AIM:
Reproduce the listing below exactly, beginning with its first line and ending with the line that holds "const x0 = x.range()[0];"; pictures are not part of the copy.

MATERIAL PROVIDED:
+ + + + + + +

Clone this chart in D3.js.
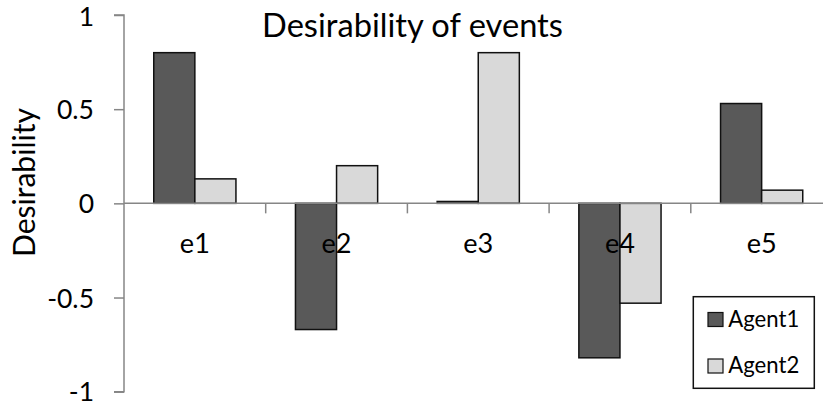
<!DOCTYPE html>
<html><head><meta charset="utf-8">
<script src="https://cdn.jsdelivr.net/npm/d3@7"></script>
<style>html,body{margin:0;padding:0;background:#fff;overflow:hidden}svg{display:block}text{font-family:Lato,"Open Sans",sans-serif;fill:#000}</style>
</head><body><svg id="c" width="823" height="406"></svg>
<script>
const categories = ["e1","e2","e3","e4","e5"];
const seriesNames = ["Agent1","Agent2"];
const agent1 = [0.80,-0.67,0.01,-0.82,0.53];
const agent2 = [0.13,0.20,0.80,-0.53,0.07];
const yTicks = [-1,-0.5,0,0.5,1];
const yTickLabels = ["-1","-0.5","0","0.5","1"];
const title = "Desirability of events";
const yTitle = "Desirability";
const colors = {Agent1:"#595959", Agent2:"#d9d9d9"};

const svg = d3.select("#c");
function fit(sel, target){ // size text to target width
  const n = sel.node(); const w = n.getComputedTextLength();
  const fs = parseFloat(sel.attr("font-size"));
  sel.attr("font-size", (fs*target/w).toFixed(2));
}
const y = d3.scaleLinear().domain([-1,1]).range([391.7,15]);
const x = d3.scaleBand().domain(categories).range([124,832.5]).paddingInner(0.42).paddingOuter(0.21);
const xs = d3.scaleBand().domain(seriesNames).range([0,x.bandwidth()]);
const step = x.step();
const x0 = x.range()[0];

// bars
const data = categories.map((c,i)=>({c, vals:[{s:"Agent1",v:agent1[i]},{s:"Agent2",v:agent2[i]}]}));
const gBars = svg.append("g");
data.forEach(d=>{
  gBars.selectAll(null).data(d.vals).join("rect")
    .attr("x", v=>x(d.c)+xs(v.s))
    .attr("width", xs.bandwidth())
    .attr("y", v=>Math.min(y(v.v),y(0)))
    .attr("height", v=>Math.abs(y(v.v)-y(0)))
    .attr("fill", v=>colors[v.s])
    .attr("stroke","#111").attr("stroke-width",1.5);
});

// y axis
const yAxis = svg.append("g").attr("transform",`translate(${x0},0)`)
  .call(d3.axisLeft(y).tickValues(yTicks).tickSize(10).tickPadding(20).tickFormat((d,i)=>yTickLabels[i]));
yAxis.select(".domain").attr("stroke","#868686").attr("stroke-width",1.5).attr("d",`M-10,${y(1)}H0V${y(-1)}H-10`);
yAxis.selectAll(".tick line").attr("stroke","#868686").attr("stroke-width",1.5);
yAxis.selectAll(".tick text").attr("font-size",26).attr("font-family","Lato").attr("fill","#000").attr("dy",null)
  .attr("y", d=>Math.min(Math.max(y(d)+9.5, 25.5), 400.2) - y(d));
fit(yAxis.selectAll(".tick").filter(d=>d===0.5).select("text"),37);
const tfs = yAxis.selectAll(".tick").filter(d=>d===0.5).select("text").attr("font-size");
yAxis.selectAll(".tick text").attr("font-size",tfs);

// x axis
const xAxisY = y(0);
const gx = svg.append("g");
gx.append("line").attr("x1",x0).attr("x2",x.range()[1]).attr("y1",xAxisY).attr("y2",xAxisY)
  .attr("stroke","#868686").attr("stroke-width",1.5);
gx.selectAll(".xt").data(categories).join("line").attr("class","xt")
  .attr("x1",(d,i)=>x0+step*(i+1)).attr("x2",(d,i)=>x0+step*(i+1))
  .attr("y1",xAxisY).attr("y2",xAxisY+10).attr("stroke","#868686").attr("stroke-width",1.5);
const catLabels = gx.selectAll(".xl").data(categories).join("text").attr("class","xl")
  .attr("x",d=>x(d)+x.bandwidth()/2).attr("y",253.3).attr("text-anchor","middle")
  .attr("font-size",26).text(d=>d);
fit(catLabels.filter((d,i)=>i===0),30);
catLabels.attr("font-size", catLabels.filter((d,i)=>i===0).attr("font-size"));

// title
const t = svg.append("text").attr("x",412.5).attr("y",37.3).attr("text-anchor","middle").attr("font-size",30).text(title);
fit(t,301);

// y title
const yt = svg.append("text").attr("transform","translate(35,182.5) rotate(-90)").attr("text-anchor","middle").attr("font-size",26).text(yTitle);
fit(yt,149);

// legend
const lg = svg.append("g");
lg.append("rect").attr("x",693.3).attr("y",296.7).attr("width",121).attr("height",91.6)
  .attr("fill","#fff").attr("stroke","#111").attr("stroke-width",1.5);
const ly = d3.scalePoint().domain(seriesNames).range([319.5,366]);
seriesNames.forEach(s=>{
  lg.append("rect").attr("x",708).attr("y",ly(s)-7).attr("width",15).attr("height",14)
    .attr("fill",colors[s]).attr("stroke","#111").attr("stroke-width",1.2);
});
const lt = lg.selectAll(".lt").data(seriesNames).join("text").attr("class","lt")
  .attr("x",728.3).attr("y",s=>ly(s)+7.2).attr("font-size",24).text(s=>s);
fit(lt.filter((d,i)=>i===0),71);
lt.attr("font-size", lt.filter((d,i)=>i===0).attr("font-size"));
</script></body></html>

+ + + + + + +

TASK OUTPUT:
Clone this chart in D3.js.
<!DOCTYPE html>
<html><head><meta charset="utf-8">
<script src="https://cdn.jsdelivr.net/npm/d3@7"></script>
<style>html,body{margin:0;padding:0;background:#fff;overflow:hidden}svg{display:block}text{font-family:Lato,"Open Sans",sans-serif;fill:#000}</style>
</head><body><svg id="c" width="823" height="406"></svg>
<script>
const categories = ["e1","e2","e3","e4","e5"];
const seriesNames = ["Agent1","Agent2"];
const agent1 = [0.80,-0.67,0.01,-0.82,0.53];
const agent2 = [0.13,0.20,0.80,-0.53,0.07];
const yTicks = [-1,-0.5,0,0.5,1];
const yTickLabels = ["-1","-0.5","0","0.5","1"];
const title = "Desirability of events";
const yTitle = "Desirability";
const colors = {Agent1:"#595959", Agent2:"#d9d9d9"};

const svg = d3.select("#c");
function fit(sel, target){ // size text to target width
  const n = sel.node(); const w = n.getComputedTextLength();
  const fs = parseFloat(sel.attr("font-size"));
  sel.attr("font-size", (fs*target/w).toFixed(2));
}
const y = d3.scaleLinear().domain([-1,1]).range([391.7,15]);
const x = d3.scaleBand().domain(categories).range([124,832.5]).paddingInner(0.42).paddingOuter(0.21);
const xs = d3.scaleBand().domain(seriesNames).range([0,x.bandwidth()]);
const step = x.step();
const x0 = x.range()[0];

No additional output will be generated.